Intimità, tradimento, condanna: è la triade dell’Orto del Getsemani. “Che amarezza in quel momento!”, ripensa Gesù a proposito di quel “Salve, Rabbi” pronunciato da Giuda. “Ancor prima dei primi discepoli – la risonanza – siamo noi ad essere fragili nella fede. Rischiamo pure di tradirti”.
Il testamento spirituale di un martire: è quello di Shahbaz Bhatti, ministro pachistano per le minoranze, ucciso il 2 marzo del 2011 da un gruppo di uomini armati. “Pure in questi giorni – l’eco dell’attualità, a partire dalla strage in Kenya, definita da Francesco ‘un atto di brutalità insensata’ – vi sono uomini e donne che vengono imprigionati, condannati o addirittura trucidati solo perché credenti o impegnati in favore della giustizia e della pace”.
“C’è mia Madre tra la folla. Mi batte il cuore. Non riesco a vederla bene. Il sangue mi è sceso anche sul volto”. Gesù incontra Maria e ripensa a quando, ad appena quaranta giorni, venne portato al Tempio e a suo padre e sua madre parlò un profeta, Simeone. Quella spada è ora “realtà bruciante per lei e per me”. “Il dramma che tu affronti insieme con tua Madre per una viuzza di Gerusalemme, ci fa pensare ai tanti drammi familiari presenti nel mondo”, la nostra risposta: “Ce ne sono per tutti: madri, padri, figli, nonne e nonni. È facile giudicare, ma più importante è metterci nei panni degli altri e aiutarli fin dove è possibile”. Un viatico per il Sinodo dei vescovi sulla famiglia.

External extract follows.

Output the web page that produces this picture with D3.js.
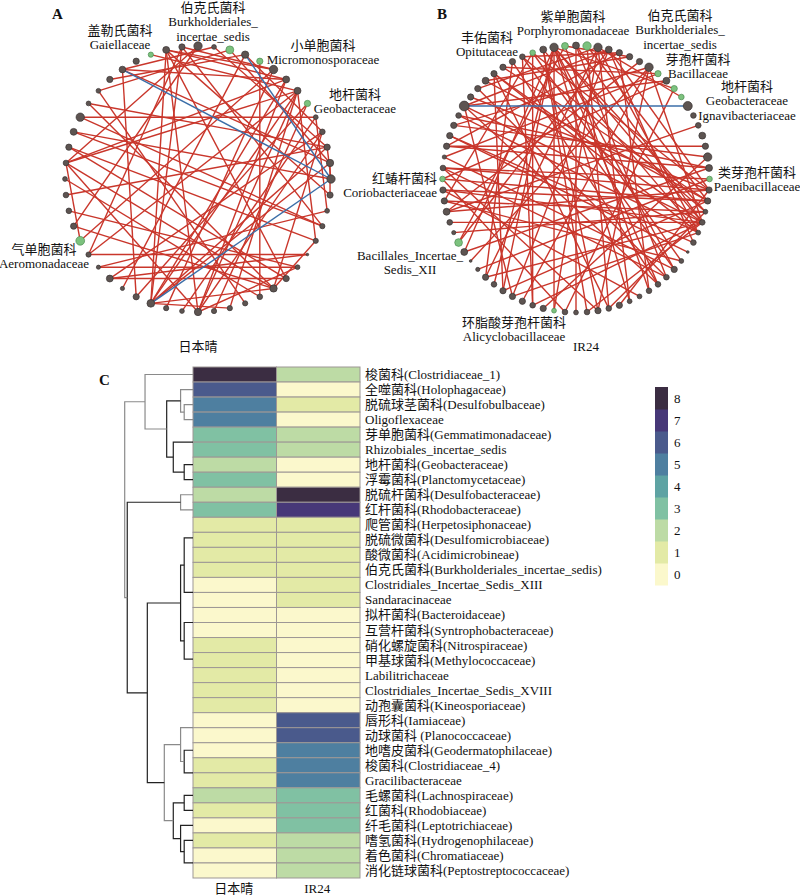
<!DOCTYPE html>
<html>
<head>
<meta charset="utf-8">
<script src="https://cdn.jsdelivr.net/npm/d3@7/dist/d3.min.js"></script>
<style>
  body { margin: 0; background: #fff; }
  text { font-family: "Liberation Serif", "Noto Sans CJK SC", serif; fill: #111; }
</style>
</head>
<body>
<div id="chart"></div>
<script>
// ---------- panel C: heatmap data ----------
const families = [
  "梭菌科(Clostridiaceae_1)", "全噬菌科(Holophagaceae)", "脱硫球茎菌科(Desulfobulbaceae)", "Oligoflexaceae",
  "芽单胞菌科(Gemmatimonadaceae)", "Rhizobiales_incertae_sedis", "地杆菌科(Geobacteraceae)", "浮霉菌科(Planctomycetaceae)",
  "脱硫杆菌科(Desulfobacteraceae)", "红杆菌科(Rhodobacteraceae)", "爬管菌科(Herpetosiphonaceae)", "脱硫微菌科(Desulfomicrobiaceae)",
  "酸微菌科(Acidimicrobineae)", "伯克氏菌科(Burkholderiales_incertae_sedis)", "Clostridiales_Incertae_Sedis_XIII", "Sandaracinaceae",
  "拟杆菌科(Bacteroidaceae)", "互营杆菌科(Syntrophobacteraceae)", "硝化螺旋菌科(Nitrospiraceae)", "甲基球菌科(Methylococcaceae)",
  "Labilitrichaceae", "Clostridiales_Incertae_Sedis_XVIII", "动孢囊菌科(Kineosporiaceae)", "唇形科(Iamiaceae)",
  "动球菌科 (Planococcaceae)", "地嗜皮菌科(Geodermatophilaceae)", "梭菌科(Clostridiaceae_4)", "Gracilibacteraceae",
  "毛螺菌科(Lachnospiraceae)", "红菌科(Rhodobiaceae)", "纤毛菌科(Leptotrichiaceae)", "嗜氢菌科(Hydrogenophilaceae)",
  "着色菌科(Chromatiaceae)", "消化链球菌科(Peptostreptococcaceae)"
];
const samples = ["日本晴", "IR24"];
const nipponbare = [8,6,5,5,3,3,2,3,2,3,1,1,1,1,0,0,0,0,1,1,1,1,1,0,0,0,1,1,2,1,0,1,0,0];
const ir24       = [2,0,1,0,2,2,0,0,8,7,1,1,1,1,1,1,0,0,0,0,0,0,0,6,6,5,5,5,3,3,3,2,2,2];
const legendTicks = [0,1,2,3,4,5,6,7,8];

// row dendrogram: [height, left, right], leaves are row indices
const dendrogram = [7.76,
  [5.45, 0, [2.99, [1.41, 1, [1, 2, 3]], [2.24, [0, 4, 5], [1, 6, 7]]]],
  [7.47, [1.41, 8, 9],
    [5.19,
      [1.41, [1, [0, 10, [0, 11, [0, 12, 13]]], [0, 14, 15]],
             [1, [0, 16, 17], [0, 18, [0, 19, [0, 20, [0, 21, 22]]]]]],
      [3.26, [1.41, [0, 23, 24], [1, 25, [0, 26, 27]]],
             [2.24, [1, 28, 29], [1.41, 30, [1, 31, [0, 32, 33]]]]]]]];

// ---------- panels A / B: co-occurrence networks ----------
// node weights, clockwise from the top of each circle
const nodeWeightA = [4,2.3,3.8,3.5,3,4,3.3,3.3,3,2.3,2.7,3,3.5,4,3,2.3,2.5,2.5,1.2,2.3,3,3.5,2.7,2.5,2.5,2.5,
  3.5,2.3,2.5,3.7,3,2,3.3,2,2.5,4.2,3,2.7,2.7,2.3,2.7,3,3.3,4,2.3,2.3,3,3.2,3,2.5,3.3,3];
const greenA = [2, 4, 8, 35, 49];
const edgesA = [
  [43,9],[50,29],[50,26],[50,20],[50,14],[50,5],[51,29],[51,16],[51,34],[0,40],[0,36],
  [1,47],[2,45],[47,6],[47,30],[47,12],[46,3],[44,11],[43,16],[42,13],[41,17],
  [40,7],[40,6],[40,26],[40,21],[39,22],[38,11],[35,5],[35,40],[34,7],
  [34,18],[33,19],[33,15],[32,20],[32,10],[31,3],[30,8],[29,7],[29,6],[29,12],[29,11],[29,21],[29,24],
  [28,5],[27,9],[26,7],[26,6],[26,10],[26,19],[25,8],[24,7],[23,45],[22,4],
  [21,44],[21,36],[21,10],[21,17],[20,41],[19,37],[18,32],[17,7],[16,42],[15,9],
  [14,12],[13,11],[12,2],[11,1],[10,3],[7,49],[6,50],[5,51]
];
const negEdgesA = [[47,13],[3,13],[29,13]];
const labelsA = [
  { node: 49, lines: ["盖勒氏菌科", "Gaiellaceae"] },
  { node: 2, lines: ["伯克氏菌科", "Burkholderiales_", "incertae_sedis"] },
  { node: 4, lines: ["小单胞菌科", "Micromonosporaceae"] },
  { node: 8, lines: ["地杆菌科", "Geobacteraceae"] },
  { node: 35, lines: ["气单胞菌科", "Aeromonadaceae"] }
];

const nodeWeightB = [3.3,4,4,3.3,3,3,3,4,3,3.3,3,2.7,4.3,2.7,2.7,3.3,3,4,3.3,2.7,3,3,2.3,2.7,2.3,2.7,1.3,2.3,
  3,2.7,2.7,2.7,2.3,2.3,3,2.7,3,2.7,2.3,2.7,2.3,3,2.7,3,3,3,2.7,3,2,1.3,3.3,3.7,2,2.7,3.3,3,3,2.7,2.7,2,3,3,3,
  2.7,4.7,3,3,3.3,3,3,3,2.7,2.7,3.3,4,3.3];
const greenB = [1, 8, 10, 11, 19, 40, 51, 57, 72, 75];
const edgesB = [
  [53,23],[56,21],[55,22],[58,20],[60,18],[62,17],
  [74,23],[74,28],[74,33],[74,45],[74,50],[74,40],[74,30],
  [73,24],[73,36],[72,27],[72,55],[71,22],[71,42],[70,30],[70,47],
  [69,8],[69,21],[68,23],[68,35],[67,5],[66,2],[66,29],[65,20],
  [64,23],[64,30],[64,44],[64,3],[63,24],[62,7],[61,26],[60,4],[59,28],
  [58,36],[57,21],[57,9],[56,23],[56,32],[54,20],[54,6],[52,22],[51,75],[51,3],[50,18],
  [49,7],[48,19],[47,23],[47,2],[46,74],[45,21],[45,68],[44,3],[44,24],
  [43,7],[42,23],[42,72],[41,17],[40,2],[39,10],[39,57],
  [38,0],[37,23],[37,73],[36,7],[35,22],[35,1],[34,20],
  [33,2],[31,4],[31,75],[29,58],[29,0],[28,71],
  [27,55],[25,61],[25,3],[24,68],[24,2],[23,7],[23,0],[22,74],
  [21,1],[21,67],[20,72],[20,3],[19,58],[18,63],[16,60],[14,54],
  [11,2],[10,74],[9,64],[8,59],[5,75],[4,71]
];
const negEdgesB = [[64,12]];
const labelsB = [
  { node: 72, lines: ["丰佑菌科", "Opitutaceae"] },
  { node: 1, lines: ["紫单胞菌科", "Porphyromonadaceae"] },
  { node: 8, lines: ["伯克氏菌科", "Burkholderiales_", "incertae_sedis"] },
  { node: 10, lines: ["芽孢杆菌科", "Bacillaceae"] },
  { node: 11, lines: ["地杆菌科", "Geobacteraceae", "Ignavibacteriaceae"] },
  { node: 19, lines: ["类芽孢杆菌科", "Paenibacillaceae"] },
  { node: 57, lines: ["红蝽杆菌科", "Coriobacteriaceae"] },
  { node: 51, lines: ["Bacillales_Incertae_", "Sedis_XII"] },
  { node: 40, lines: ["环脂酸芽孢杆菌科", "Alicyclobacillaceae"] }
];

// ---------- drawing ----------
const width = 800, height = 896;
const svg = d3.select("#chart").append("svg")
  .attr("width", width).attr("height", height);

const red = "#c9362b", blue = "#3b6ea8";
const greyFill = "#5d5451", greenFill = "#7cc27e";
const radius = d3.scaleLinear().domain([0, 4.7]).range([0, 4.9]);

function drawNetwork(opt) {
  const g = svg.append("g");
  const n = opt.weights.length;
  const angle = d3.scaleLinear().domain([0, n]).range([0, 2 * Math.PI]);
  const pos = d3.range(n).map(i => [
    opt.cx + opt.r * Math.sin(angle(i)),
    opt.cy - opt.r * Math.cos(angle(i))
  ]);

  g.selectAll("line.pos").data(opt.edges).enter().append("line")
    .attr("class", "pos")
    .attr("x1", d => pos[d[0]][0]).attr("y1", d => pos[d[0]][1])
    .attr("x2", d => pos[d[1]][0]).attr("y2", d => pos[d[1]][1])
    .attr("stroke", red).attr("stroke-width", 1.4);

  g.selectAll("line.neg").data(opt.negEdges).enter().append("line")
    .attr("class", "neg")
    .attr("x1", d => pos[d[0]][0]).attr("y1", d => pos[d[0]][1])
    .attr("x2", d => pos[d[1]][0]).attr("y2", d => pos[d[1]][1])
    .attr("stroke", blue).attr("stroke-width", 1.4);

  g.selectAll("circle").data(opt.weights).enter().append("circle")
    .attr("cx", (d, i) => pos[i][0]).attr("cy", (d, i) => pos[i][1])
    .attr("r", d => radius(d))
    .attr("fill", (d, i) => opt.green.includes(i) ? greenFill : greyFill)
    .attr("stroke", (d, i) => opt.green.includes(i) ? "#4d8c52" : "#3a3333")
    .attr("stroke-width", 0.7);

  opt.labels.forEach((lab, k) => {
    const p = opt.labelPos[k];
    const t = g.append("text").attr("font-size", 13).attr("text-anchor", p[2] || "middle");
    lab.lines.forEach((s, j) => {
      t.append("tspan").attr("x", p[0]).attr("y", p[1] + j * 14.3).text(s);
    });
  });

  g.append("text").attr("x", opt.titleX).attr("y", 351).attr("font-size", 13)
    .attr("text-anchor", "middle").text(opt.title);
  g.append("text").attr("x", opt.letter[0]).attr("y", opt.letter[1])
    .attr("font-size", 15).attr("font-weight", "bold").text(opt.letterText);
}

drawNetwork({
  cx: 198, cy: 179, r: 133, weights: nodeWeightA, green: greenA,
  edges: edgesA, negEdges: negEdgesA, labels: labelsA,
  labelPos: [[120, 35], [213, 12], [323, 50], [355, 99], [44, 254]],
  title: "日本晴", titleX: 198, letter: [52, 19], letterText: "A"
});

drawNetwork({
  cx: 576, cy: 179, r: 133.5, weights: nodeWeightB, green: greenB,
  edges: edgesB, negEdges: negEdgesB, labels: labelsB,
  labelPos: [[487, 42], [573, 21], [680, 20], [698, 64], [747, 91], [757, 177],
             [437, 183, "end"], [410, 260], [514, 327]],
  title: "IR24", titleX: 586, letter: [437, 19], letterText: "B"
});

// ---------- panel C ----------
const colors = ["#fbf8cc", "#e3eaa6", "#bddba5", "#80c1a3", "#5ea3a3", "#4e7fa0", "#4a5a8c", "#473878", "#3b2d42"];
const colorOf = d3.scaleOrdinal().domain(legendTicks).range(colors);

const hx = d3.scaleBand().domain(samples).range([193, 360]);
const hy = d3.scaleBand().domain(families).range([367, 878]);
const gc = svg.append("g");

const cells = [];
families.forEach((f, i) => {
  cells.push({ fam: f, s: samples[0], v: nipponbare[i] });
  cells.push({ fam: f, s: samples[1], v: ir24[i] });
});

gc.selectAll("rect.cell").data(cells).enter().append("rect")
  .attr("class", "cell")
  .attr("x", d => hx(d.s)).attr("y", d => hy(d.fam))
  .attr("width", hx.bandwidth()).attr("height", hy.bandwidth())
  .attr("fill", d => colorOf(d.v))
  .attr("stroke", "#9d9795").attr("stroke-width", 1);

gc.selectAll("text.row").data(families).enter().append("text")
  .attr("class", "row")
  .attr("x", 365).attr("y", d => hy(d) + hy.bandwidth() / 2 + 4.5)
  .attr("font-size", 13).text(d => d);

gc.selectAll("text.col").data(samples).enter().append("text")
  .attr("class", "col")
  .attr("x", d => hx(d) + hx.bandwidth() / 2 - 1).attr("y", 893)
  .attr("text-anchor", "middle").attr("font-size", 13).text(d => d);

gc.append("text").attr("x", 99).attr("y", 385).attr("font-size", 15)
  .attr("font-weight", "bold").text("C");

// dendrogram
const hh = d3.scaleLinear().domain([0, 7.76]).range([193, 124.7]);
const greyLinks = new Set(["0-33", "0-7", "1-3", "2-3", "8-9", "23-33", "23-27"]);
function drawTree(node) {
  if (typeof node === "number") {
    return { x: hh(0), y: hy(families[node]) + hy.bandwidth() / 2, lo: node, hi: node };
  }
  const a = drawTree(node[1]);
  const b = drawTree(node[2]);
  const x = hh(node[0]);
  const lo = a.lo, hi = b.hi;
  if (node[0] > 0) {
    gc.append("path")
      .attr("d", `M${a.x},${a.y}H${x}V${b.y}H${b.x}`)
      .attr("fill", "none")
      .attr("stroke", greyLinks.has(lo + "-" + hi) ? "#8a8a8a" : "#222")
      .attr("stroke-width", 1.2);
  }
  return { x: x, y: (a.y + b.y) / 2, lo: lo, hi: hi };
}
drawTree(dendrogram);

// legend
const ly = d3.scaleBand().domain(legendTicks.slice().reverse()).range([387, 585]);
const lg = svg.append("g");
lg.selectAll("rect").data(legendTicks).enter().append("rect")
  .attr("x", 655).attr("y", d => ly(d)).attr("width", 13).attr("height", ly.bandwidth() + 0.5)
  .attr("fill", d => colorOf(d));
lg.selectAll("text").data(legendTicks).enter().append("text")
  .attr("x", 674).attr("y", d => ly(d) + ly.bandwidth() / 2 + 4.5)
  .attr("font-size", 13).text(d => d);
</script>
</body>
</html>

Chi non ha bisogno di un Cireneo? Tutti, “anche chi non può correre”, che “ci troverà pronti a rallentare, non vogliamo lasciarlo indietro”. Quando Simone di Cirene lo aiuta a portare la Croce, anche Gesù è stupito: “Forse non sa nemmeno chi sono, ma intanto mi aiuta e mi segue”.
“La fatica non è soltanto fisica. C’è qualcosa di più profondo con cui devo fare i conti”. Quando Gesù cade per la seconda volta, è già dentro l’agonia: “Sto condividendo l’esperienza suprema e difficile di ogni essere umano vicino alla morte”. “Quanta tristezza nell’abisso di molte anime, ferite dalla solitudine, l’abbandono, l’indifferenza, la malattia, la morte di una persona cara!”, la risonanza: “Incommensurabile è la sofferenza di coloro che sono dentro ad avvenimenti crudeli, a parole di odio e falsità, o che incontrano cuori di pietra che provocano lacrime e conducono alla disperazione”.

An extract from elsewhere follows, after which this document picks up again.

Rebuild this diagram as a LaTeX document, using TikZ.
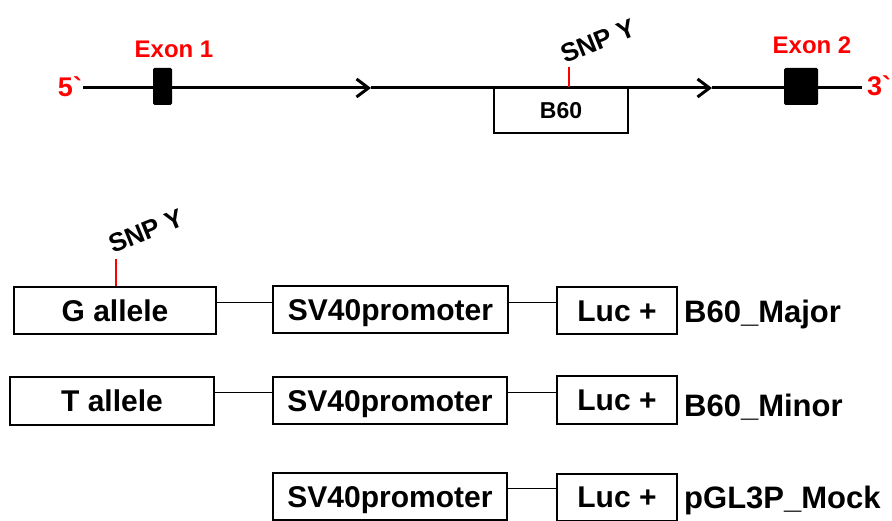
\documentclass[tikz,border=0pt]{standalone}
\usepackage{fontspec}
\setmainfont{Liberation Sans}
\usetikzlibrary{arrows.meta}
\definecolor{snpred}{RGB}{255,0,0}
\tikzset{
  box/.style={draw=black, line width=2pt, minimum height=47pt, inner sep=0pt, text height=21.5pt, text depth=0pt, font=\fontsize{30}{30}\selectfont\bfseries},
  exon/.style={fill=black, rounded corners=1.5pt, inner sep=0pt, minimum height=37pt},
  redlbl/.style={text=snpred, font=\fontsize{24}{24}\selectfont\bfseries, inner sep=0pt, text height=17pt, text depth=0pt},
  snplbl/.style={font=\fontsize{26}{26}\selectfont\bfseries, inner sep=0pt, rotate=22},
  sidelbl/.style={font=\fontsize{31}{31}\selectfont\bfseries, inner sep=0pt, anchor=west, text height=22pt, text depth=0pt},
  gene/.style={line width=3pt},
  link/.style={line width=0.9pt},
  tick/.style={draw=snpred, line width=2pt},
  barb/.style={-{Straight Barb[length=12pt,width=18pt,line width=3pt]}}
}
\begin{document}
\begin{tikzpicture}[x=1pt,y=-1pt]
\useasboundingbox (0,0) rectangle (892,521);
% gene line
\coordinate (L) at (83,88);
\coordinate (A1) at (371,88);
\coordinate (A2) at (712,88);
\coordinate (R) at (862,88);
\node[box, minimum width=134pt, minimum height=45pt, text height=16.5pt, font=\fontsize{23}{23}\selectfont\bfseries] (b60) at (561,110.5) {B60};
\draw[gene, barb] (L) -- (A1);
\draw[gene, barb] (A1) -- (A2);
\draw[gene] (A2) -- (R);
\node[exon, minimum width=19pt] (ex1) at (162.5,86.5) {};
\node[exon, minimum width=34pt] (ex2) at (801,86.5) {};
\node[redlbl, font=\fontsize{27}{27}\selectfont\bfseries, text height=19.5pt] (p5) at (70,87) {5\textasciigrave};
\node[redlbl, font=\fontsize{27}{27}\selectfont\bfseries, text height=19.5pt] (p3) at (879,86) {3\textasciigrave};
\node[redlbl] (e1) at (174,49) {Exon 1};
\node[redlbl] (e2) at (812,45) {Exon 2};
\coordinate (snp1) at (569,67);
\draw[tick] (snp1) -- (snp1 |- b60.north);
\node[snplbl] (snpl1) at (598,41) {SNP Y};
% constructs row 1
\node[box, minimum width=202pt] (g) at (115,311) {G allele};
\node[box, minimum width=235pt] (sv1) at (390.5,310) {SV40promoter};
\node[box, minimum width=120pt] (luc1) at (617,311) {Luc +};
\node[sidelbl] (maj) at (684,312) {B60\_Major};
\draw[link] ([yshift=9pt]g.east) -- ([yshift=8pt]sv1.west);
\draw[link] ([yshift=8pt]sv1.east) -- ([yshift=9pt]luc1.west);
\coordinate (snp2) at (116,259);
\draw[tick] (snp2) -- (snp2 |- g.north);
\node[snplbl] (snpl2) at (146,231) {SNP Y};
% row 2
\node[box, minimum width=204pt] (t) at (112,401) {T allele};
\node[box, minimum width=234pt] (sv2) at (390,400.5) {SV40promoter};
\node[box, minimum width=120pt] (luc2) at (617,400) {Luc +};
\node[sidelbl] (mnr) at (684,405) {B60\_Minor};
\draw[link] ([yshift=9pt]t.east) -- ([yshift=8.5pt]sv2.west);
\draw[link] ([yshift=8.5pt]sv2.east) -- ([yshift=8pt]luc2.west);
% row 3
\node[box, minimum width=234pt] (sv3) at (390,496.5) {SV40promoter};
\node[box, minimum width=120pt] (luc3) at (617,497) {Luc +};
\node[sidelbl] (mock) at (684,497) {pGL3P\_Mock};
\draw[link] ([yshift=8.5pt]sv3.east) -- ([yshift=9pt]luc3.west);
\end{tikzpicture}
\end{document}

La larghezza, la lunghezza, l’altezza: l’amore del Padre è tridimensionale, e il Figlio, nel suo viaggio terreno, le ha sperimentate tutte, “immerso nella storia del popolo eletto”. E noi? “Non siamo forse dei cristiani tiepidi, mentre il tuo amore è un mistero di fuoco?”.
La tunica strappata ci fa pensare ad “avvenimenti che violano la dignità dell’uomo”. A “situazioni tremende”, come “il traffico di esseri umani, la condizione dei bambini-soldato, il lavoro che diventa schiavitù, i ragazzi e gli adolescenti derubati di sé stessi, feriti nella loro intimità, barbaramente profanati”.

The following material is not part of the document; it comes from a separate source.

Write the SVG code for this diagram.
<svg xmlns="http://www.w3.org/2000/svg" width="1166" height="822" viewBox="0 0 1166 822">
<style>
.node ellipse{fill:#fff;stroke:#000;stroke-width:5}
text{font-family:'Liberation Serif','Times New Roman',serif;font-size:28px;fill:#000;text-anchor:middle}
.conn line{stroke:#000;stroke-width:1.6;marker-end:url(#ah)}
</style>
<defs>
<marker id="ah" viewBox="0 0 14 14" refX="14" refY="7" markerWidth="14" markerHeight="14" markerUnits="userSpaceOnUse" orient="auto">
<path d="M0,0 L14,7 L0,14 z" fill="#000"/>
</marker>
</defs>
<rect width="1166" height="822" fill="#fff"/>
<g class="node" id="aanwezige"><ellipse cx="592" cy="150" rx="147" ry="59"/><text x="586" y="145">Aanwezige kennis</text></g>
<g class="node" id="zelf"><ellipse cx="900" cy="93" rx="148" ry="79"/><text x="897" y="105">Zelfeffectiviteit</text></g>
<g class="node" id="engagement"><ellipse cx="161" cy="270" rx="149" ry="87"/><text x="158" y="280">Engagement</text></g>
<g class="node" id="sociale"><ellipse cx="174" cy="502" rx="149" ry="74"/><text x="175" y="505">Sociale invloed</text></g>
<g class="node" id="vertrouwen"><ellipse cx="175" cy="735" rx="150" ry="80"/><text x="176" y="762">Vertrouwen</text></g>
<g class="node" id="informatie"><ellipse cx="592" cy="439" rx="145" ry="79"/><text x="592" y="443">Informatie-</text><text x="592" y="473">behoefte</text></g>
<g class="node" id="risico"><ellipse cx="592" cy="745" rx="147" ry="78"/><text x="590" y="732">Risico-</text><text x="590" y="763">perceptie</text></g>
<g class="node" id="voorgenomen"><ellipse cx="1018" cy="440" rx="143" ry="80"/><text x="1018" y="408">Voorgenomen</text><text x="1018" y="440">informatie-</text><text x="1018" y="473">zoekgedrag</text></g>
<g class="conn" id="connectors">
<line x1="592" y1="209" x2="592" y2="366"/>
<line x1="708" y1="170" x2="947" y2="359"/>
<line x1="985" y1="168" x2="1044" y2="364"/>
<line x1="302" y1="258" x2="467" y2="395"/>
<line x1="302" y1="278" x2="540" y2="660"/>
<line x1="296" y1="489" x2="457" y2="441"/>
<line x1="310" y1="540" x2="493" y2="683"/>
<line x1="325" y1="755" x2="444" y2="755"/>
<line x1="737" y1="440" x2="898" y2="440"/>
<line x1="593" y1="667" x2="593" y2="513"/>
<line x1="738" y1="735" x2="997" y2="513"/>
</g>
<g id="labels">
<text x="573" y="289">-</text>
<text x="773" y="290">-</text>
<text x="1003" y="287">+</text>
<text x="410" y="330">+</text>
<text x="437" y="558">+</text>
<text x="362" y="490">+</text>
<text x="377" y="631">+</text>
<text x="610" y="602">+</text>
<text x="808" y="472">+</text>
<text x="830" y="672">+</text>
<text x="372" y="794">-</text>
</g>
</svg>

“Sono bloccato nel corpo, ma libero nel cuore. Libero perché abitato dall’amore, che vorrebbe includere tutti”. Quando contempliamo Gesù inchiodato sulla Croce, ci chiediamo “quando sarà abolita la pena di morte, quando sarà cancellata ogni forma di tortura e la soppressione violenta di persone innocenti”.
Da passione a passione. Le meditazioni della Via Crucis si concludono con la “via regale” della Chiesa così come è descritta dal cardinale Carlo Maria Martini: “In te – povero per scelta – la Chiesa è chiamata ad essere povera e amica dei poveri”.